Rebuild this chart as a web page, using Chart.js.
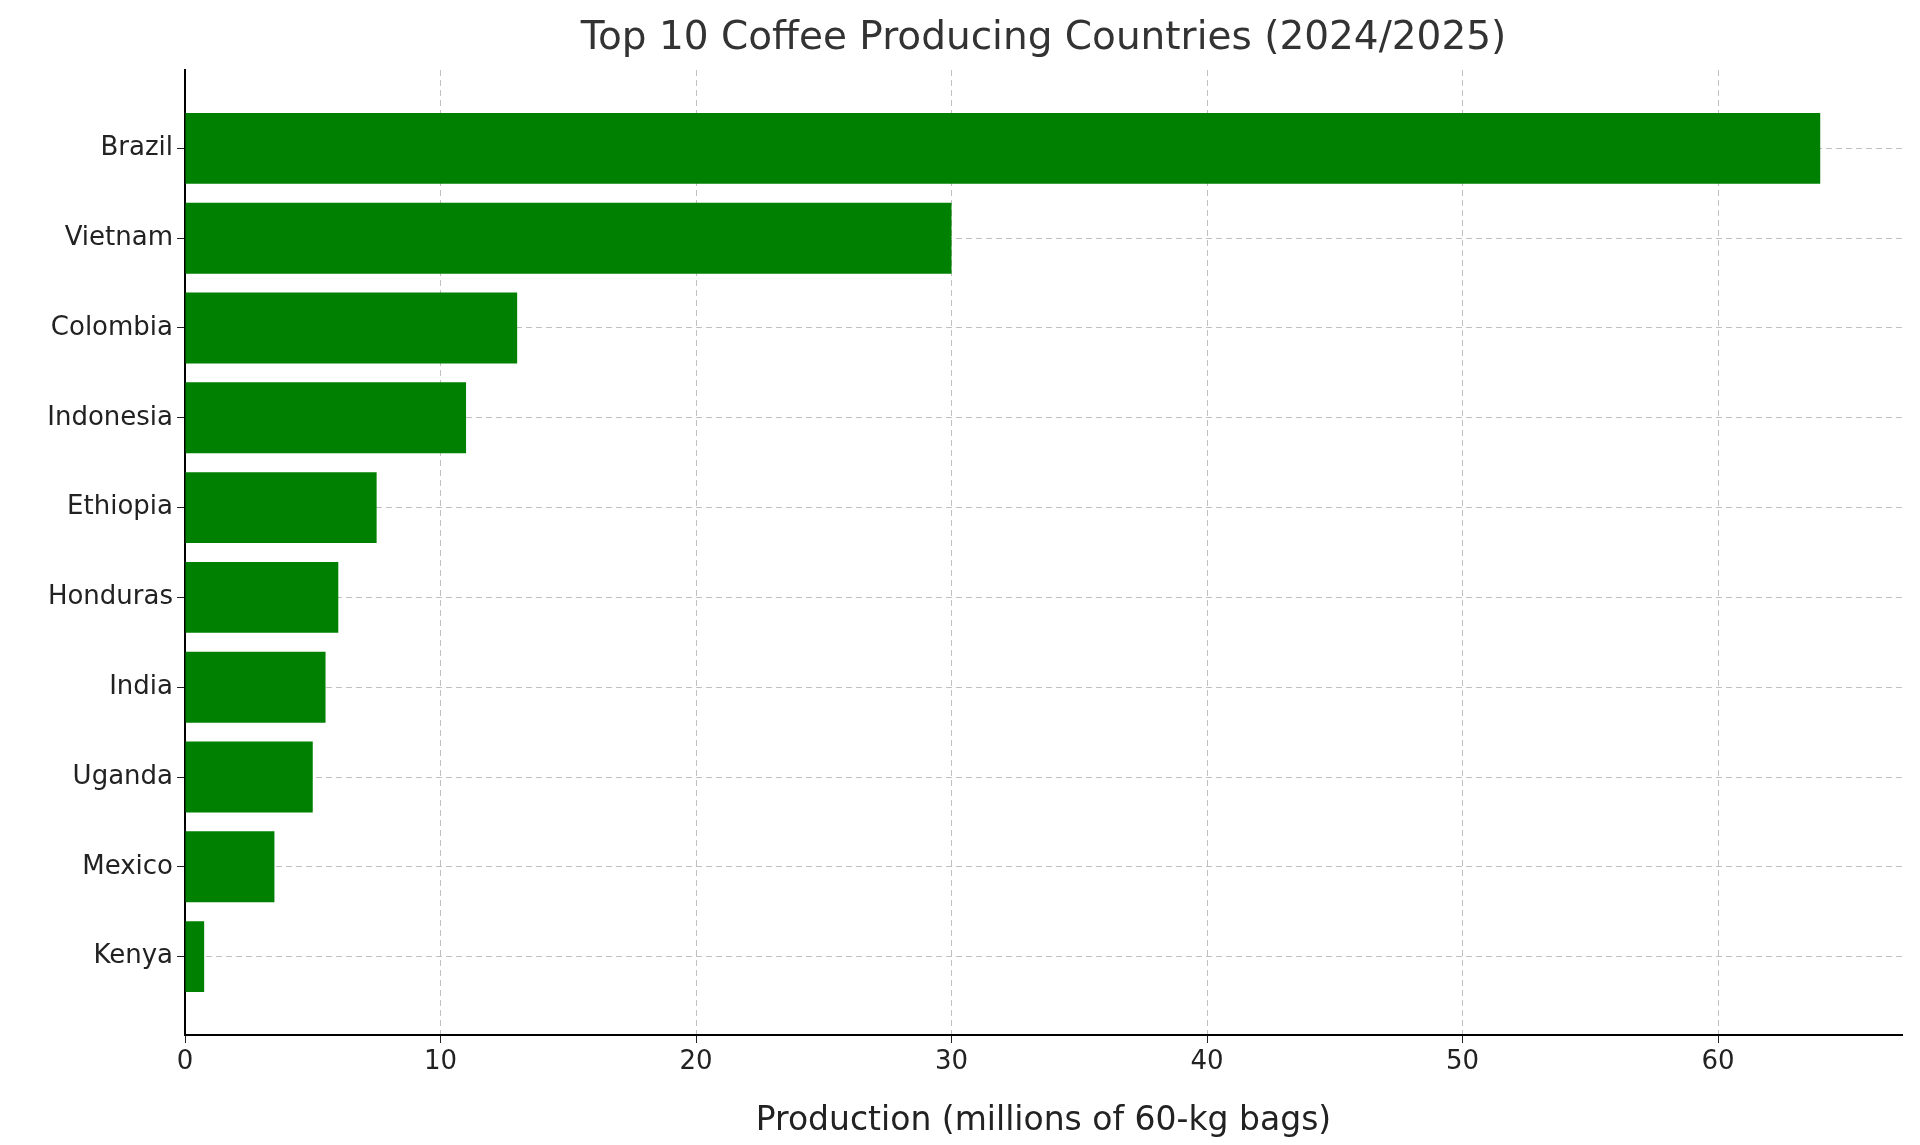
_ _ _ _
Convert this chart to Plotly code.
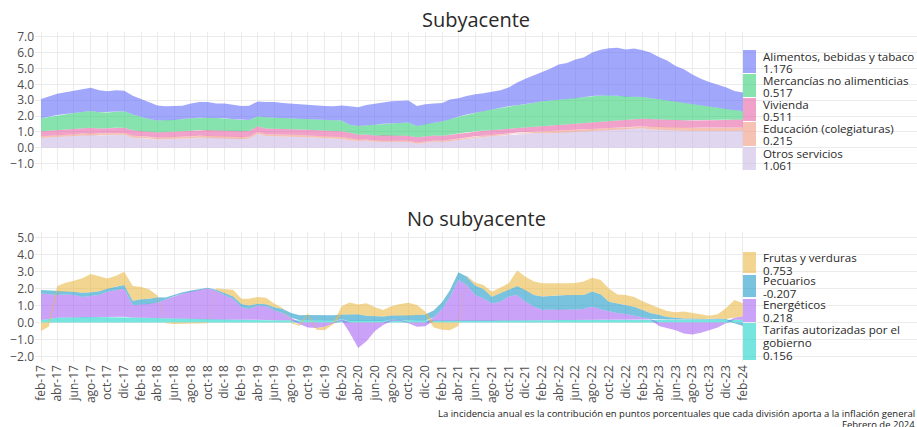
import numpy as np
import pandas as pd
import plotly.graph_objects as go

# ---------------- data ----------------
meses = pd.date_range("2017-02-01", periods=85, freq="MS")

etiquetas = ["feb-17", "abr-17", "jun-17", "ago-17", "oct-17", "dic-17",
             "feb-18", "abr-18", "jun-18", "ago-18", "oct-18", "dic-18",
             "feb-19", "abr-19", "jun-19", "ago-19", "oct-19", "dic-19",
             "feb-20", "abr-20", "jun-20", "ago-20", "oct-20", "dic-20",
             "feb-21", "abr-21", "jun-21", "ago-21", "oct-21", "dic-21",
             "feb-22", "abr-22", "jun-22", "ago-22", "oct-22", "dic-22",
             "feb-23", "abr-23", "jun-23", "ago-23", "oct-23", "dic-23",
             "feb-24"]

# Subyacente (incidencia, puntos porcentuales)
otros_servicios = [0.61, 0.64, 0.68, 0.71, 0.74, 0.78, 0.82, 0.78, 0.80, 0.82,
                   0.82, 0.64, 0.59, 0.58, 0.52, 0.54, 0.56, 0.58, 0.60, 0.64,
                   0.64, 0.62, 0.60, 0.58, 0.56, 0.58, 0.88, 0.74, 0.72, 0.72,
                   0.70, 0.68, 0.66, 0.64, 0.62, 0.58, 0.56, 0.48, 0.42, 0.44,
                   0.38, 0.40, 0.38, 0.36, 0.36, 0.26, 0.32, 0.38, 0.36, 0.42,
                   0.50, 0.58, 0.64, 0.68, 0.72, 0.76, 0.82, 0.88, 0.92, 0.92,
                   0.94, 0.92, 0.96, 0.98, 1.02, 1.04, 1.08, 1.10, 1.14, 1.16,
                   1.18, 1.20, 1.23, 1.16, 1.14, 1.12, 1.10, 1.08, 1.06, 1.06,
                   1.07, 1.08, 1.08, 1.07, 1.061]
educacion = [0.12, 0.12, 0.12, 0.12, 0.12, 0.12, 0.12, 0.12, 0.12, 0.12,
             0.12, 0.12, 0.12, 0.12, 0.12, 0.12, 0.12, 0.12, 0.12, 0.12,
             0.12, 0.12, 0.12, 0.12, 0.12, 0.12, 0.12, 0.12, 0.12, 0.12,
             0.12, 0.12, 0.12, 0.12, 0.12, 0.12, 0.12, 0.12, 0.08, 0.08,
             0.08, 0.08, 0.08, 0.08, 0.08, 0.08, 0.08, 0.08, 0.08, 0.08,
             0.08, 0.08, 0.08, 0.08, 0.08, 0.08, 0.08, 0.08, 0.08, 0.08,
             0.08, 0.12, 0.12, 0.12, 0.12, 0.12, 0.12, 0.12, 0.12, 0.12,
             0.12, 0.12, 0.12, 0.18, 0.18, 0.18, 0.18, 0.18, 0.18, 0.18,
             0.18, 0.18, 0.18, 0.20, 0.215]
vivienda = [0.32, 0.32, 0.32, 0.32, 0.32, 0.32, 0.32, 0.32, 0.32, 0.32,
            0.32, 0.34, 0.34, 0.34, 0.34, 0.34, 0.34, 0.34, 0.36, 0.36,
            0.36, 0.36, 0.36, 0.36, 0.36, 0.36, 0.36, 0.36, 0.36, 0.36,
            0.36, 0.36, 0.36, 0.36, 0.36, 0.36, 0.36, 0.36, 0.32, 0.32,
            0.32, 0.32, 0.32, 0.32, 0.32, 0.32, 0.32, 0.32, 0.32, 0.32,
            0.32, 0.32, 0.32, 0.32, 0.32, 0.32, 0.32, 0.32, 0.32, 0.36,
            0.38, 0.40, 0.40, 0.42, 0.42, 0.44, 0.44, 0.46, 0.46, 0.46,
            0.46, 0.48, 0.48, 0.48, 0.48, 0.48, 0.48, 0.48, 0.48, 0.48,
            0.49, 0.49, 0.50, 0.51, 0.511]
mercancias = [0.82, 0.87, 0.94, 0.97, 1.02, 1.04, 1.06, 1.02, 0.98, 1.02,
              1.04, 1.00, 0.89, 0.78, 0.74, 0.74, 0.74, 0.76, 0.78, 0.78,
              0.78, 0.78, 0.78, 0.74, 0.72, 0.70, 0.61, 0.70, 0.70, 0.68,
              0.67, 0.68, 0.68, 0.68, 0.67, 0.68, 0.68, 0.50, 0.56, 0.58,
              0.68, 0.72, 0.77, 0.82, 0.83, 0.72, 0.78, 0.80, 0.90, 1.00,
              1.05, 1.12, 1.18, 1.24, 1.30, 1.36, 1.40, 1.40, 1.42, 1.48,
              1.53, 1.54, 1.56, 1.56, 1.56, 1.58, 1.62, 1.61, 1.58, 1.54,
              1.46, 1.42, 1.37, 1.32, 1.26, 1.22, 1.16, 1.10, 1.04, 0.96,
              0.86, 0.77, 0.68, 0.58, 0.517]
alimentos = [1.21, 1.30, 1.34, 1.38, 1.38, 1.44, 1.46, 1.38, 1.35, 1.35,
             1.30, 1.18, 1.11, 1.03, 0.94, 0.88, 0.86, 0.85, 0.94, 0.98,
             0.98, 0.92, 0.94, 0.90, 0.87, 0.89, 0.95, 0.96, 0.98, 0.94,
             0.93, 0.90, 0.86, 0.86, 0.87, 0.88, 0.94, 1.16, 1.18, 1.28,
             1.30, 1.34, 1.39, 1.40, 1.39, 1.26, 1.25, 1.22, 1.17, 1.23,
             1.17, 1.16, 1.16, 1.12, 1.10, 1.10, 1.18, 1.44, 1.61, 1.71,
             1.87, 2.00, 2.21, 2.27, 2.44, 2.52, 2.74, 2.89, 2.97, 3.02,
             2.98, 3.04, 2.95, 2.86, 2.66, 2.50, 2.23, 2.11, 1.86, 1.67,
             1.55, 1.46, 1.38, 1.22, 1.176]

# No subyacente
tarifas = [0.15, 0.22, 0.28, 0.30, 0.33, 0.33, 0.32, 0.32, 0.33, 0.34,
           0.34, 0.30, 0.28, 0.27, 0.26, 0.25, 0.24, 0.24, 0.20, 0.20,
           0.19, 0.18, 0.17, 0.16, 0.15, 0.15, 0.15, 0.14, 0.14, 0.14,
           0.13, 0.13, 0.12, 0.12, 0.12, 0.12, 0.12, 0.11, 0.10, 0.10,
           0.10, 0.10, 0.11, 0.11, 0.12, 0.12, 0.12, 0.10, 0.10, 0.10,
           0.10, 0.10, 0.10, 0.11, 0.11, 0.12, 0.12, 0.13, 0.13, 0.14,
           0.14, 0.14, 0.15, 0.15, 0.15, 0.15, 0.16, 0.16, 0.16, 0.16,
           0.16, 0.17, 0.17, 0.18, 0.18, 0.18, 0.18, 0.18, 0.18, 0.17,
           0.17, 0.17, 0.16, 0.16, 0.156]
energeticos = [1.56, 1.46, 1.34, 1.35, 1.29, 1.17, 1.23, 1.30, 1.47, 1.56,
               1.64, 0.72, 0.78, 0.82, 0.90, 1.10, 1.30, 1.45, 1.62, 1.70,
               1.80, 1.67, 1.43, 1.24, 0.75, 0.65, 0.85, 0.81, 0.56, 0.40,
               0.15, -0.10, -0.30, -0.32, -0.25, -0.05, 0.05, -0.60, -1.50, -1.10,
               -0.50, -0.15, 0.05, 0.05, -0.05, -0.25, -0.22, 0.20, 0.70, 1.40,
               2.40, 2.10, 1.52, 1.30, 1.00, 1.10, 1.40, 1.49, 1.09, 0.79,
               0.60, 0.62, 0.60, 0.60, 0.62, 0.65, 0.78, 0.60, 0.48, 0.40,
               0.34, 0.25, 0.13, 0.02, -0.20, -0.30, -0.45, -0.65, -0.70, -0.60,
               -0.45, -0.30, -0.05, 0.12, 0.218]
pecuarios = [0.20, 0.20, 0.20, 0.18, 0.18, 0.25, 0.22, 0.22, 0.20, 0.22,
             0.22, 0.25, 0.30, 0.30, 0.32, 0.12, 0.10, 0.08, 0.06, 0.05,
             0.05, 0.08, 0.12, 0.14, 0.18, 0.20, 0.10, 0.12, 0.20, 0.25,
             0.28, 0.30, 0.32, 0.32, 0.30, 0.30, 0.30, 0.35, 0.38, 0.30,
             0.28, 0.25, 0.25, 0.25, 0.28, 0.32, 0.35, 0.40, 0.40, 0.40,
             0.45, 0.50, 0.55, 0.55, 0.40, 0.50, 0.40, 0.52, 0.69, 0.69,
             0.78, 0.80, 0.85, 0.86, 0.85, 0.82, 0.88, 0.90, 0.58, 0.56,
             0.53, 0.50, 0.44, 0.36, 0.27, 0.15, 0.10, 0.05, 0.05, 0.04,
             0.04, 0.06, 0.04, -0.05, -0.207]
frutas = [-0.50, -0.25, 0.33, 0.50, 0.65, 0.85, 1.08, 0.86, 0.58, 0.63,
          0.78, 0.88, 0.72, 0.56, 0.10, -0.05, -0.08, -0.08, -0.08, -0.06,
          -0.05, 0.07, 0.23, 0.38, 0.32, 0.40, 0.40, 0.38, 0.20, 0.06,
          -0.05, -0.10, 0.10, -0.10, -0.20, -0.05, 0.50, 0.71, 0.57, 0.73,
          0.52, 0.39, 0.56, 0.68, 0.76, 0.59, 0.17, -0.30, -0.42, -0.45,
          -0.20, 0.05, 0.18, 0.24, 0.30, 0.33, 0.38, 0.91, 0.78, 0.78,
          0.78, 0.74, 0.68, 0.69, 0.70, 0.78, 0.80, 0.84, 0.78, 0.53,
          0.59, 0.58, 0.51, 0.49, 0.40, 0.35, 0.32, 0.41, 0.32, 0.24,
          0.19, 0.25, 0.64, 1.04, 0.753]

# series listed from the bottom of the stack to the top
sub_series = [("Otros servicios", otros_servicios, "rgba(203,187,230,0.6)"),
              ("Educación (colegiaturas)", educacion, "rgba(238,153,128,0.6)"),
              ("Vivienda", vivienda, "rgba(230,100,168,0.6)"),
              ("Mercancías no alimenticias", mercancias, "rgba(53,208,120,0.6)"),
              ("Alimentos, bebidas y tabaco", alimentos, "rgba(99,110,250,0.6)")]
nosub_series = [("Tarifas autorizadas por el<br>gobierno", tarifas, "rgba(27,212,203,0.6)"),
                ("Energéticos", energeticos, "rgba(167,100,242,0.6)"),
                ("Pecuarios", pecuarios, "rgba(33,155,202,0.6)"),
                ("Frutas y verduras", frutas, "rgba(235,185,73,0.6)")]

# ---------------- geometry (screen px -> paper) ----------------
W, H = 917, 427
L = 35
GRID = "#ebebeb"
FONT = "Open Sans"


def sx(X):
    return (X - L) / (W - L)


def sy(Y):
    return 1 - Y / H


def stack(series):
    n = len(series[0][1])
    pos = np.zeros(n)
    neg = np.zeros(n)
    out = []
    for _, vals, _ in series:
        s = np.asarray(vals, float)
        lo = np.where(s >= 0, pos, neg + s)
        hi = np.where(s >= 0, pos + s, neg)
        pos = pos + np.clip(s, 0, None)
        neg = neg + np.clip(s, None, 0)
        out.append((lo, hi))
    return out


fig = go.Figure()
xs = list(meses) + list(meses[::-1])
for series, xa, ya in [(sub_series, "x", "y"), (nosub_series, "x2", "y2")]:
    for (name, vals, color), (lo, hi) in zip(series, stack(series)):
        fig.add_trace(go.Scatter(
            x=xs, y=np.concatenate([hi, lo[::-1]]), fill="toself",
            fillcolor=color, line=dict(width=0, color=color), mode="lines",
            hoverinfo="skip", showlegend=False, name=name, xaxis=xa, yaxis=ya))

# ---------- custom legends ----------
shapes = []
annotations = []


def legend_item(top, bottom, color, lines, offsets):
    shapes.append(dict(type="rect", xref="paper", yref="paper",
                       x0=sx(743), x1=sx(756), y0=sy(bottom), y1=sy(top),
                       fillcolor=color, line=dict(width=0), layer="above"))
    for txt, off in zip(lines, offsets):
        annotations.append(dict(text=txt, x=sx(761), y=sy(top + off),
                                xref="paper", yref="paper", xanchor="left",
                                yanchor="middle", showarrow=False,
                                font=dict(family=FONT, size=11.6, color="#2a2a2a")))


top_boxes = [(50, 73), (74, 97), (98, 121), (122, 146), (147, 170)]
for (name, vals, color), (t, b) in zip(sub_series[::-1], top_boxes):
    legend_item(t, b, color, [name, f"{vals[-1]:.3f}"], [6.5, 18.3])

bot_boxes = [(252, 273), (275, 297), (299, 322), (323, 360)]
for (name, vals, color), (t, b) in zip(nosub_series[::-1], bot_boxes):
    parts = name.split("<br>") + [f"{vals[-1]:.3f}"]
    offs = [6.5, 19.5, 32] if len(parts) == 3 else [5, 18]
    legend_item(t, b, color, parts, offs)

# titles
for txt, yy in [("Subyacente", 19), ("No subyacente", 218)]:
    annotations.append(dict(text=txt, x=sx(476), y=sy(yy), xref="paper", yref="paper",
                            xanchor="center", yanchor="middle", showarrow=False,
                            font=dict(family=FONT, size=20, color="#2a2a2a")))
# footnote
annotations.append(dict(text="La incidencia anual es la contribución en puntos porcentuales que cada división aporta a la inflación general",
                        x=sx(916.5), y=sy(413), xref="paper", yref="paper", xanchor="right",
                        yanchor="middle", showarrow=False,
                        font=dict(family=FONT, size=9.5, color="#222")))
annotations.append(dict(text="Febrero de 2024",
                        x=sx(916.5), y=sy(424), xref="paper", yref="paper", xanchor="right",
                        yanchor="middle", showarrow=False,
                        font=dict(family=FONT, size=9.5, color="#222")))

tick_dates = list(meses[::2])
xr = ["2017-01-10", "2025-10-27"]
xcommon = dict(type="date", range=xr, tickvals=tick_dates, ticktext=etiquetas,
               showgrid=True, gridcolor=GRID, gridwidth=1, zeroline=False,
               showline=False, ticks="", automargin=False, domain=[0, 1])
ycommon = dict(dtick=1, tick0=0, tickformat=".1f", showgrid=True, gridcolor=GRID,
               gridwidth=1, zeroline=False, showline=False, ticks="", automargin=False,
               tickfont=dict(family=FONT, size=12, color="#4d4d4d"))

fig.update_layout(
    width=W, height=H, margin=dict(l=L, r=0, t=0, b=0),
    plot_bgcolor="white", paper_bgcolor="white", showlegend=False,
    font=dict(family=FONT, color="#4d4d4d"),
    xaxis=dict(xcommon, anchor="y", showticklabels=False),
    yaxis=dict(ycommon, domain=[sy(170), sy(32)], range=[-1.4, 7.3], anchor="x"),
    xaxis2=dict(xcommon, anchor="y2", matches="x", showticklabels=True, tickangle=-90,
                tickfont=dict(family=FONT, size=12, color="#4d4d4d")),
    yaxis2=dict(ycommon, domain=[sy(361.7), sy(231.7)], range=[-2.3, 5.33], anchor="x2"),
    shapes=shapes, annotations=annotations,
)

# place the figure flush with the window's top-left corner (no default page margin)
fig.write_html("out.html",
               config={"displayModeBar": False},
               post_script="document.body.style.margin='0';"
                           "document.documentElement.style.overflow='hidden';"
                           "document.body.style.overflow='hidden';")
_ _ _ _
# Given instruction
Report how many lines in the records above contain the word "this", giving only the number.

# Correct answer
2